Numerical Investigation of Increasing Turbulence through Piston Geometries on Knock Reduction in Heavy Duty Spark Ignition Engines

Knock in heavy duty (HD) spark ignition (SI) engines is exacerbated by a large bore diameter and a higher flame travel distance. An increase in turbulence close to TDC can improve combustion speed and reduce knock through low residence time for end gas auto-ignition. Since HD SI engines are usually derived from diesel engines, it is common to have a swirl motion that does not dissipate into turbulence. To increase flame speed and limit knock, squish can be used to produce turbulence close to TDC. In this study, two different piston bowl geometries are examined: the re-entrant and quartette. The influence of squish area on turbulence production by these piston geometries were investigated using motored simulations in AVL FIRE. The effect of increased turbulence on knock reduction was analyzed using a calibrated 1D GT-Power model of a HD SI engine and the performance improvement was estimated. The effect of clearance height and input swirl level on turbulence was studied for both piston geometries to determine their sensitivity.
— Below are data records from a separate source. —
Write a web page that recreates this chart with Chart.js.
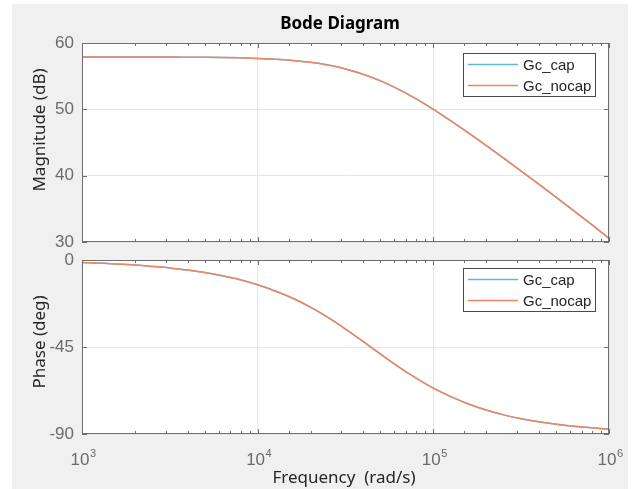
<!DOCTYPE html>
<html>
<head>
<meta charset="utf-8">
<script src="https://cdn.jsdelivr.net/npm/chart.js@4.4.1/dist/chart.umd.min.js"></script>
<style>
  html, body { margin: 0; padding: 0; background: #fff; width: 635px; height: 489px; overflow: hidden; }
  #fig   { position: absolute; left: 12px; top: 4px; width: 616px; height: 485px; background: #f0f0f0; }
  canvas { position: absolute; left: 0; top: 0; }
  .txt   { position: absolute; white-space: nowrap; font-family: "Noto Sans", sans-serif; font-size: 17px; color: #262626; }
  #title { left: 340px; top: 22px; transform: translate(-50%, -50%); font-weight: bold; color: #000; }
  .ylab  { transform: translate(-50%, -50%) rotate(-90deg); }
  #xlab  { left: 344px; top: 476px; transform: translate(-50%, -50%); }
</style>
</head>
<body>
<div id="fig"></div>
<canvas id="magChart" width="635" height="489"></canvas>
<canvas id="phaseChart" width="635" height="489"></canvas>
<div class="txt" id="title">Bode Diagram</div>
<div class="txt ylab" style="left:38px; top:130px;">Magnitude (dB)</div>
<div class="txt ylab" style="left:38px; top:342px;">Phase (deg)</div>
<div class="txt" id="xlab">Frequency&nbsp;&nbsp;(rad/s)</div>
<script>
'use strict';

// ── Données (rad/s, dB, deg) ─────────────────────────────────────
var freqs = [1000, 1259, 1585, 1995, 2512, 3162, 3981, 5012, 6310, 7943,
             10000, 12589, 15849, 19953, 25119, 31623, 39811, 50119, 63096, 79433,
             100000, 125893, 158489, 199526, 251189, 316228, 398107, 501187, 630957, 794328,
             1000000];

var magCap = [57.90, 57.90, 57.89, 57.89, 57.89, 57.88, 57.86, 57.84, 57.81, 57.76,
              57.68, 57.56, 57.37, 57.09, 56.68, 56.09, 55.30, 54.29, 53.05, 51.61,
              50.00, 48.27, 46.45, 44.56, 42.64, 40.69, 38.72, 36.72, 34.70, 32.65,
              30.55];
var magNocap = [57.90, 57.90, 57.89, 57.89, 57.89, 57.88, 57.86, 57.84, 57.81, 57.76,
                57.68, 57.56, 57.37, 57.09, 56.68, 56.09, 55.30, 54.29, 53.05, 51.61,
                50.00, 48.27, 46.45, 44.56, 42.64, 40.69, 38.72, 36.72, 34.70, 32.65,
                30.55];

var phaseCap = [-1.3, -1.6, -2.1, -2.6, -3.3, -4.1, -5.2, -6.5, -8.2, -10.2,
                -12.8, -16.0, -19.8, -24.4, -29.7, -35.7, -42.1, -48.7, -55.1, -61.0,
                -66.3, -70.7, -74.5, -77.6, -80.1, -82.1, -83.7, -85.0, -86.0, -86.8,
                -87.5];
var phaseNocap = [-1.3, -1.6, -2.1, -2.6, -3.3, -4.1, -5.2, -6.5, -8.2, -10.2,
                  -12.8, -16.0, -19.8, -24.4, -29.7, -35.7, -42.1, -48.7, -55.1, -61.0,
                  -66.3, -70.7, -74.5, -77.6, -80.1, -82.1, -83.7, -85.0, -86.0, -86.8,
                  -87.5];

var seriesNames = ['Gc_cap', 'Gc_nocap'];
var decades     = [3, 4, 5, 6];           // exposants des graduations 10^n
var magTicks    = [30, 40, 50, 60];
var phaseTicks  = [-90, -45, 0];

// ── Style ────────────────────────────────────────────────────────
var COL_CAP   = '#5fb6dd';
var COL_NOCAP = '#f08660';
var COL_BOX   = '#6e6e6e';
var COL_GRID  = '#e6e6e6';
var COL_TICK  = '#6b6b6b';
var FONT_TICK = '"Liberation Sans", Arial, sans-serif';

function isDecade(v) {
    var l = Math.log10(v);
    return Math.abs(l - Math.round(l)) < 1e-6;
}

function pts(ys) {
    return freqs.map(function (f, i) { return { x: f, y: ys[i] }; });
}

function makeDatasets(cap, nocap) {
    return [
        { label: seriesNames[0], data: pts(cap),   borderColor: COL_CAP,   order: 2 },
        { label: seriesNames[1], data: pts(nocap), borderColor: COL_NOCAP, order: 1 }
    ].map(function (d) {
        d.borderWidth = 1.5;
        d.pointRadius = 0;
        d.cubicInterpolationMode = 'monotone';
        d.fill = false;
        return d;
    });
}

// ── Cadre, graduations intérieures, légende encadrée ─────────────
var axesBox = {
    id: 'axesBox',
    beforeDraw: function (chart) {
        var a = chart.chartArea, ctx = chart.ctx;
        ctx.save();
        ctx.fillStyle = '#fff';
        ctx.fillRect(a.left, a.top, a.right - a.left, a.bottom - a.top);
        ctx.restore();
    },
    afterDraw: function (chart, args, opts) {
        var a = chart.chartArea, ctx = chart.ctx;
        var xs = chart.scales.x, ys = chart.scales.y;
        ctx.save();
        ctx.strokeStyle = COL_BOX;
        ctx.lineWidth = 1;

        // graduations x (majeures + mineures) en haut et en bas
        xs.ticks.forEach(function (t) {
            var px = Math.round(xs.getPixelForValue(t.value)) + 0.5;
            var len = isDecade(t.value) ? 5 : 3;
            ctx.beginPath();
            ctx.moveTo(px, a.top);    ctx.lineTo(px, a.top + len);
            ctx.moveTo(px, a.bottom); ctx.lineTo(px, a.bottom - len);
            ctx.stroke();
        });
        // graduations y à gauche et à droite
        ys.ticks.forEach(function (t) {
            var py = Math.round(ys.getPixelForValue(t.value)) + 0.5;
            ctx.beginPath();
            ctx.moveTo(a.left, py);  ctx.lineTo(a.left + 5, py);
            ctx.moveTo(a.right, py); ctx.lineTo(a.right - 5, py);
            ctx.stroke();
        });
        ctx.strokeRect(Math.round(a.left) + 0.5, Math.round(a.top) + 0.5,
                       Math.round(a.right - a.left) - 1, Math.round(a.bottom - a.top) - 1);

        // légende
        var w = 133, h = 44;
        var lx = Math.round(a.right) - 13 - w, ly = Math.round(a.top) + opts.legendTop;
        ctx.fillStyle = '#fff';
        ctx.fillRect(lx, ly, w, h);
        ctx.strokeStyle = '#4a4a4a';
        ctx.strokeRect(lx + 0.5, ly + 0.5, w - 1, h - 1);
        ctx.font = '15px ' + FONT_TICK;
        ctx.textBaseline = 'middle';
        chart.data.datasets.forEach(function (d, i) {
            var yy = ly + 11.5 + i * 21;
            ctx.strokeStyle = d.borderColor;
            ctx.lineWidth = 1.5;
            ctx.beginPath();
            ctx.moveTo(lx + 5, yy); ctx.lineTo(lx + 55, yy);
            ctx.stroke();
            ctx.fillStyle = '#262626';
            ctx.fillText(d.label, lx + 60, yy + 1);
        });

        // libellés 10^n sous l'axe des fréquences
        if (opts.xLabels) {
            ctx.fillStyle = COL_TICK;
            ctx.textBaseline = 'alphabetic';
            decades.forEach(function (n) {
                var px = xs.getPixelForValue(Math.pow(10, n));
                ctx.font = '17px ' + FONT_TICK;
                var bw = ctx.measureText('10').width;
                ctx.font = '11px ' + FONT_TICK;
                var ew = ctx.measureText(String(n)).width;
                var x0 = px - (bw + ew) / 2 + 1;
                ctx.font = '17px ' + FONT_TICK;
                ctx.fillText('10', x0, a.bottom + 31);
                ctx.font = '11px ' + FONT_TICK;
                ctx.fillText(String(n), x0 + bw + 0.5, a.bottom + 23);
            });
        }
        ctx.restore();
    }
};

function makeOptions(top, bottom, ymin, ymax, yTicks, legendTop, xLabels) {
    return {
        responsive: false,
        animation: false,
        layout: { padding: { left: 12, right: 26, top: top, bottom: bottom } },
        plugins: {
            legend: { display: false },
            tooltip: { enabled: false },
            axesBox: { legendTop: legendTop, xLabels: xLabels }
        },
        scales: {
            x: {
                type: 'logarithmic',
                min: 1e3, max: 1e6,
                border: { display: false },
                grid: {
                    drawTicks: false,
                    color: function (c) { return c.tick && isDecade(c.tick.value) ? COL_GRID : 'rgba(0,0,0,0)'; }
                },
                ticks: { autoSkip: false, maxRotation: 0, callback: function () { return ''; } },
                afterFit: function (s) { s.height = 0; }
            },
            y: {
                min: ymin, max: ymax,
                border: { display: false },
                grid: { drawTicks: false, color: COL_GRID },
                afterBuildTicks: function (s) { s.ticks = yTicks.map(function (v) { return { value: v }; }); },
                ticks: { padding: 8, color: COL_TICK, font: { family: FONT_TICK, size: 17 } },
                afterFit: function (s) { s.width = 70; }
            }
        }
    };
}

// ── Amplitude ────────────────────────────────────────────────────
new Chart(document.getElementById('magChart'), {
    type: 'line',
    data: { datasets: makeDatasets(magCap, magNocap) },
    options: makeOptions(43, 489 - 242, 30, 60, magTicks, 10, false),
    plugins: [axesBox]
});

// ── Phase ────────────────────────────────────────────────────────
new Chart(document.getElementById('phaseChart'), {
    type: 'line',
    data: { datasets: makeDatasets(phaseCap, phaseNocap) },
    options: makeOptions(260, 489 - 434, -90, 0, phaseTicks, 8, true),
    plugins: [axesBox]
});
</script>
</body>
</html>
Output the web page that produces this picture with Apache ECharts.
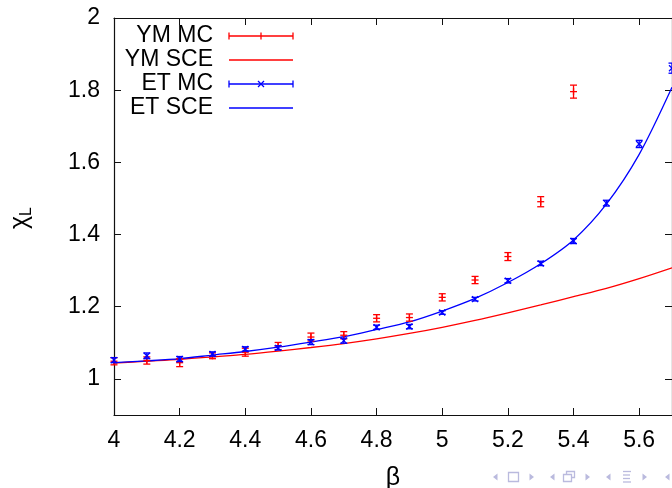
<!DOCTYPE html>
<html>
<head>
<meta charset="utf-8">
<script src="https://cdn.jsdelivr.net/npm/echarts@6/dist/echarts.min.js"></script>
<style>html,body{margin:0;padding:0;background:#fff}#c{width:672px;height:488px}</style>
</head>
<body>
<div id="c"></div>
<script>
// ---- data ----
const betaYM = [4.0, 4.1, 4.2, 4.3, 4.4, 4.5, 4.6, 4.7, 4.8, 4.9, 5.0, 5.1, 5.2, 5.3, 5.4];
const ymMC   = [1.049, 1.051, 1.045, 1.064, 1.074, 1.091, 1.116, 1.121, 1.168, 1.170, 1.226, 1.274, 1.339, 1.491, 1.796];
const ymErr  = [0.010, 0.010, 0.011, 0.008, 0.011, 0.010, 0.011, 0.010, 0.010, 0.010, 0.010, 0.010, 0.011, 0.014, 0.018];

const betaET = [4.0, 4.1, 4.2, 4.3, 4.4, 4.5, 4.6, 4.7, 4.8, 4.9, 5.0, 5.1, 5.2, 5.3, 5.4, 5.5, 5.6, 5.7];
const etMC   = [1.052, 1.064, 1.055, 1.069, 1.083, 1.086, 1.102, 1.106, 1.143, 1.145, 1.184, 1.221, 1.272, 1.320, 1.382, 1.487, 1.651, 1.861];
const etErr  = [0.007, 0.008, 0.007, 0.006, 0.006, 0.006, 0.007, 0.007, 0.006, 0.006, 0.005, 0.005, 0.006, 0.006, 0.007, 0.008, 0.010, 0.014];

const betaSCE = [4.0, 4.1, 4.2, 4.3, 4.4, 4.5, 4.6, 4.7, 4.8, 4.9, 5.0, 5.1, 5.2, 5.3, 5.4, 5.5, 5.6, 5.7];
const ymSCE   = [1.044, 1.049, 1.054, 1.061, 1.068, 1.077, 1.087, 1.098, 1.111, 1.126, 1.143, 1.162, 1.183, 1.205, 1.228, 1.251, 1.278, 1.308];
const etSCE   = [1.045, 1.050, 1.056, 1.066, 1.076, 1.088, 1.102, 1.117, 1.137, 1.158, 1.188, 1.223, 1.267, 1.319, 1.385, 1.484, 1.622, 1.808];

const xTicks = [4, 4.2, 4.4, 4.6, 4.8, 5, 5.2, 5.4, 5.6];
const yTicks = [1, 1.2, 1.4, 1.6, 1.8, 2];
const legendNames = ['YM MC', 'YM SCE', 'ET MC', 'ET SCE'];

const RED = '#ff0000', BLUE = '#0000ff';
const FONT = 'Liberation Sans';

function zip3(xs, ys, es) { return xs.map((x, i) => [x, ys[i], es[i]]); }
function zip2(xs, ys) { return xs.map((x, i) => [x, ys[i]]); }

function errRender(color, marker) {
  return function (params, api) {
    const x = api.value(0), y = api.value(1), e = api.value(2);
    const p = api.coord([x, y]);
    const lo = api.coord([x, y - e]);
    const hi = api.coord([x, y + e]);
    const cw = 3.5;
    const st = { stroke: color, lineWidth: 1.3 };
    const ch = [
      { type: 'line', shape: { x1: p[0], y1: lo[1], x2: p[0], y2: hi[1] }, style: st },
      { type: 'line', shape: { x1: p[0] - cw, y1: lo[1], x2: p[0] + cw, y2: lo[1] }, style: st },
      { type: 'line', shape: { x1: p[0] - cw, y1: hi[1], x2: p[0] + cw, y2: hi[1] }, style: st }
    ];
    if (marker === '+') {
      ch.push({ type: 'line', shape: { x1: p[0] - 3.5, y1: p[1], x2: p[0] + 3.5, y2: p[1] }, style: st });
      ch.push({ type: 'line', shape: { x1: p[0], y1: p[1] - 3.5, x2: p[0], y2: p[1] + 3.5 }, style: st });
    } else {
      ch.push({ type: 'line', shape: { x1: p[0] - 3, y1: p[1] - 3, x2: p[0] + 3, y2: p[1] + 3 }, style: st });
      ch.push({ type: 'line', shape: { x1: p[0] - 3, y1: p[1] + 3, x2: p[0] + 3, y2: p[1] - 3 }, style: st });
    }
    return { type: 'group', children: ch };
  };
}

// legend graphics
const legY = [36, 60, 84, 108];
const legColors = [RED, RED, BLUE, BLUE];
const graphics = [];
legendNames.forEach((n, i) => {
  const y = legY[i], c = legColors[i];
  graphics.push({ type: 'text', x: 213, y: y, style: { text: n, font: '23px ' + FONT, fill: '#000', align: 'right', verticalAlign: 'middle' } });
  graphics.push({ type: 'line', shape: { x1: 229, y1: y, x2: 293, y2: y }, style: { stroke: c, lineWidth: 1.3 } });
  if (i === 0 || i === 2) {
    graphics.push({ type: 'line', shape: { x1: 229, y1: y - 3.5, x2: 229, y2: y + 3.5 }, style: { stroke: c, lineWidth: 1.3 } });
    graphics.push({ type: 'line', shape: { x1: 293, y1: y - 3.5, x2: 293, y2: y + 3.5 }, style: { stroke: c, lineWidth: 1.3 } });
    if (i === 0) {
      graphics.push({ type: 'line', shape: { x1: 261, y1: y - 3.5, x2: 261, y2: y + 3.5 }, style: { stroke: c, lineWidth: 1.3 } });
    } else {
      graphics.push({ type: 'line', shape: { x1: 258, y1: y - 3, x2: 264, y2: y + 3 }, style: { stroke: c, lineWidth: 1.3 } });
      graphics.push({ type: 'line', shape: { x1: 258, y1: y + 3, x2: 264, y2: y - 3 }, style: { stroke: c, lineWidth: 1.3 } });
    }
  }
});
// axis titles
graphics.push({ type: 'text', x: 20, y: 218, rotation: Math.PI / 2,
  style: { text: '{c|χ}{s|L}', align: 'center', verticalAlign: 'middle',
    rich: { c: { font: '25px ' + FONT, fill: '#000', lineHeight: 30 }, s: { font: '16px ' + FONT, fill: '#000', lineHeight: 30, verticalAlign: 'bottom' } } } });
graphics.push({ type: 'text', x: 393, y: 478, style: { text: 'β', font: '25px ' + FONT, fill: '#000', align: 'center', verticalAlign: 'middle' } });

// beamer navigation symbols
const NAV = '#babade';
function triL(x, y) { return { type: 'polygon', shape: { points: [[x + 2.5, y - 3.5], [x - 2, y], [x + 2.5, y + 3.5]] }, style: { fill: NAV } }; }
function triR(x, y) { return { type: 'polygon', shape: { points: [[x - 2.5, y - 3.5], [x + 2, y], [x - 2.5, y + 3.5]] }, style: { fill: NAV } }; }
const ny = 477;
graphics.push(triL(495, ny), triR(532, ny), triL(552, ny), triR(588, ny), triL(608, ny), triR(645, ny), triL(667, ny));
graphics.push({ type: 'rect', shape: { x: 508.5, y: 472.5, width: 10, height: 9 }, style: { fill: 'none', stroke: NAV, lineWidth: 1.3 } });
graphics.push({ type: 'rect', shape: { x: 566.5, y: 471.5, width: 8, height: 6 }, style: { fill: '#fff', stroke: NAV, lineWidth: 1.3 } });
graphics.push({ type: 'rect', shape: { x: 563.5, y: 474.5, width: 8, height: 7 }, style: { fill: '#fff', stroke: NAV, lineWidth: 1.3 } });
[471.5, 475, 478.5, 482].forEach((yy, k) => {
  graphics.push({ type: 'line', shape: { x1: 623, y1: yy, x2: k % 3 === 0 ? 631 : 630, y2: yy }, style: { stroke: NAV, lineWidth: 1.3 } });
});

const axisLineStyle = { color: '#111', width: 1.2 };
const tickStyle = { color: '#111', width: 1 };

const option = {
  animation: false,
  backgroundColor: '#fff',
  grid: { left: 114, top: 18, right: -1, bottom: 73, containLabel: false },
  xAxis: [
    { type: 'value', position: 'bottom', min: 4, max: 5.7,
      axisLine: { show: true, onZero: false, lineStyle: axisLineStyle },
      axisTick: { show: true, inside: true, length: 7, lineStyle: tickStyle, customValues: xTicks },
      axisLabel: { show: true, customValues: xTicks, margin: 14, fontSize: 23, fontFamily: FONT, color: '#000' },
      splitLine: { show: false } },
    { type: 'value', position: 'top', min: 4, max: 5.7,
      axisLine: { show: true, onZero: false, lineStyle: axisLineStyle },
      axisTick: { show: true, inside: true, length: 7, lineStyle: tickStyle, customValues: xTicks },
      axisLabel: { show: false },
      splitLine: { show: false } }
  ],
  yAxis: [
    { type: 'value', position: 'left', min: 0.9, max: 2,
      axisLine: { show: true, onZero: false, lineStyle: axisLineStyle },
      axisTick: { show: true, inside: true, length: 7, lineStyle: tickStyle, customValues: yTicks },
      axisLabel: { show: true, customValues: yTicks, margin: 14, fontSize: 23, fontFamily: FONT, color: '#000' },
      splitLine: { show: false } },
    { type: 'value', position: 'right', min: 0.9, max: 2,
      axisLine: { show: true, onZero: false, lineStyle: axisLineStyle },
      axisTick: { show: true, inside: true, length: 7, lineStyle: tickStyle, customValues: yTicks },
      axisLabel: { show: false },
      splitLine: { show: false } }
  ],
  series: [
    { name: legendNames[1], type: 'line', data: zip2(betaSCE, ymSCE), smooth: 0.3, showSymbol: false, symbol: 'none',
      lineStyle: { color: RED, width: 1.3 }, z: 2 },
    { name: legendNames[3], type: 'line', data: zip2(betaSCE, etSCE), smooth: 0.3, showSymbol: false, symbol: 'none',
      lineStyle: { color: BLUE, width: 1.3 }, z: 2 },
    { name: legendNames[0], type: 'custom', data: zip3(betaYM, ymMC, ymErr), renderItem: errRender(RED, '+'), z: 3 },
    { name: legendNames[2], type: 'custom', data: zip3(betaET, etMC, etErr), renderItem: errRender(BLUE, 'x'), z: 4 }
  ],
  graphic: graphics
};

const chart = echarts.init(document.getElementById('c'), null, { renderer: 'canvas' });
chart.setOption(option);
</script>
</body>
</html>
A lower squish area quartette piston provided the same knock advantage corresponding to a higher squish area re-entrant piston due to additional turbulence production by swirl breakdown. With zero swirl, there was no difference in the turbulence produced by re-entrant and quartette pistons, however, a considerable increase in TKE was observed compared to the baseline swirl level re-entrant case as piston driven flow imparted more turbulence early in the compression stroke.